The response is always the same. “Oh no, I am happy in my career and am fully aware of what my options are or were. But there are other women out there who are too dim to know they can study engineering or too feeble-minded to resist the societal pressure that is exerted upon them. But me, oh no, I am happy with my choices.”
Oh, to be in Sweden, a feminist paradise on Earth! Gender equality is baked into the nation’s DNA. Swedish women have advantages we can only only dream of – free universal child care, for example. Mothers and fathers get 480 (!) days of parental leave. An extensive welfare system makes it easy to balance work and family life.
Sweden and the other Nordic nations always seem to lead the rankings of the world’s best countries for women. (Canada is lucky to crack the top 20.) So they’re an ideal laboratory for finding out what women really want. What choices will women make when the playing field is as level as social policy can make it?
The trouble is that the world’s most liberated women aren’t leaning in – in fact, many are leaning back. They work fewer hours and make less money than men, just as Canadian women do. In fact, Swedish women are much more likely to have part-time jobs and far less likely to hold top managerial positions or be CEOs. On top of that, Scandinavian labour markets are the most gender-segregated in the developed world.
Women do make up 25 per cent of Swedish corporate boards, but only because of quotas. The greatest concentration of senior managers, CEOs and other highly paid power women isn’t in Scandinavia. It’s here in North America, where working women’s lives are much tougher.
It turns out that all these family-friendly policies have an unintended impact on the gender gap, as Kay Hymowitz and many others have noted. By making it easy for women to drop out of the work force and work shorter hours, they make it harder for women to progress in their careers. Swedish men have these options too, but they don’t take them. So women don’t advance as far as men. And they are also considered less desirable by corporate employers who need people on the job 24/7.
In any event, only a small proportion of Nordic women choose to work as managers and professionals. Most choose lower-paid, highly gender-segregated work. As Alison Wolf has written in her excellent book The XX Factor, Scandinavian countries “hold the record for gender segregation because they have gone the furthest in outsourcing traditional female activities and turning unpaid home-based ‘caring’ into formal employment.”

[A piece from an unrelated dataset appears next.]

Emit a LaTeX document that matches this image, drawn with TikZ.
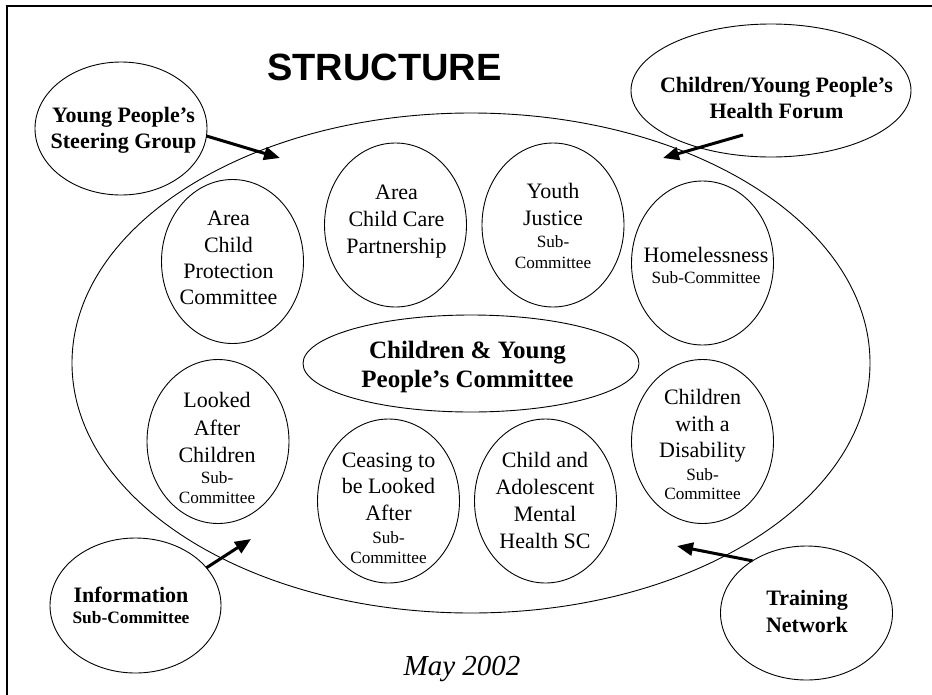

Despite vigorous efforts to stamp out gender stereotyping, most Swedish girls would still rather be daycare workers and nurses when they grow up. And boys would rather be welders and truck drivers. And that’s not all. To the extreme chagrin of social engineers throughout Scandinavia, mothers still take the bulk of parental leave. Most men take parental leave only when a certain part of it is designated for fathers only.
So given the choice, women make decisions which result in the same situation that the Patriarchy is forcing on them in the first place. Or perhaps women are simply enlightened individuals exercising free will and there is no Patriarchy? A tricky one, that.